President Barack Obama's historic visit to Hiroshima is stirring conflicting emotions on both sides of the Atlantic.
Some 140,000 people were killed when the U.S. dropped an atomic bomb on the city on Aug. 6, 1945. Countless others suffered after-effects that endure to this day.
The White House has stressed Obama will not apologize for America's use of the bombs when he visits the Hiroshima Peace Memorial Park on Friday — the first sitting president to do so.
An apology would please some in Japan.
Gallery: Hiroshima After the Bombing
"Of course everyone wants to hear an apology. Our families were killed," Hiroshi Shimizu, general secretary of the Hiroshima Confederation of A-Bomb Sufferers Organizations, told The Associated Press.
However, it would risk alienating Americans back home — especially giving the trip's timing just ahead of Memorial Day.
Retired Army Staff Sgt. Lester Tenney, 95, spent more than three years in Japanese prison camps, and still has the blood-stained, bamboo stick Japanese troops used to beat him across the face.
"If you didn't walk fast enough, you were killed. If you didn't say the right words, you were killed, and if you were killed, you were either shot to death, bayoneted, or decapitated," he told The Associated Press. "I'll never forget it. And so for that reason ... there's no reason for us to apologize to them, not any reason whatsoever.
Arthur Ishimoto agrees — the 93-year-old believes he would have died in an invasion of Japan if the country's hadn't surrendered but thinks it's good for Obama to go to Hiroshima to "bury the hatchet.
"War is hell. Nobody wins," Ishimoto told the AP. "There's no victor, really."
Kunihiko Iida knows too well the horror of war. He was 3 years old when the mushroom cloud swept Hiroshima and destroyed his home, less than a mile from the epicenter.
His mother and sister died one month later from radiation exposure.
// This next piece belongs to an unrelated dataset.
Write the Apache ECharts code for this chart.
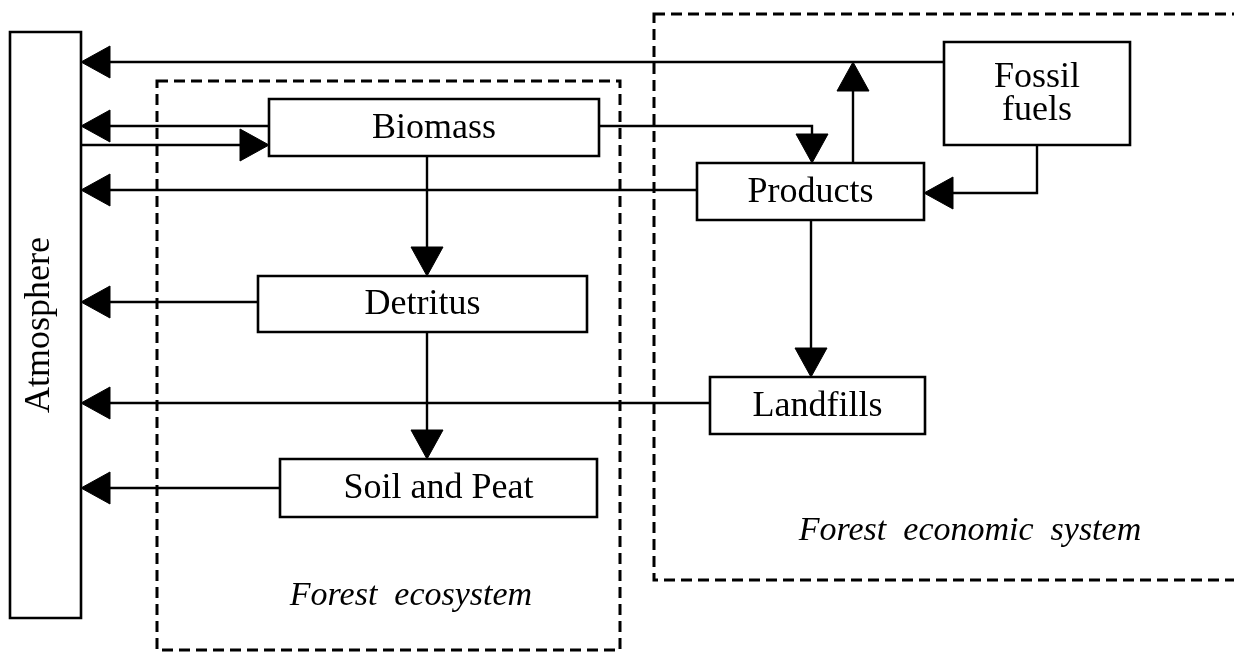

The grandfather who'd pulled him out of the rubble died three months after that, also from radiation. Iida was covered in bandages from shrapnel wounds; his classmates nicknamed him "The Mummy."
Iida told NBC News he's been waiting for this moment for decades.
"I would like the president to really see the true horrors of what Hiroshima experienced with the dropping of the atomic bomb," said Iida, now 73. "I would like him to try to understand the misery."
But he said he and other survivors aren't looking for an apology — just change.
"The movement to abolish nuclear weapons hasn't progressed and in order to raise the momentum we're hoping that President Obama's visit will do just that."
Setsuko Thurlow was 13 when the bomb was dropped on Hiroshima. She'd been recruited to decode secret messages for the Japanese government and was at army headquarters instead of school when she saw a bluish-white flash outside the window.
"I wasn't panic stricken," Thurlow said. "I just calmly faced my death."
Now 84, Thurlow is ambivalent about an apology. "If the president choose to apologize, I think it's appropriate... but if he chooses not to apologize, that's understandable considering the American political climate," she said.
What she's really hoping for, though, is for Obama to commit to nuclear disarmament.
"So far our problem continues and actually it's worse," she said. "It's a huge, huge disappointment for the world."
Michiko Kodama agreed. Kodama has never forgotten the hell she witnessed once her father dug her out from her elementary school classroom in the bomb's aftermath.
"For me, the war is not over until the day I see a world without nuclear weapons." said Kodama, now 78. "Mr. Obama's Hiroshima visit is only a step in the process."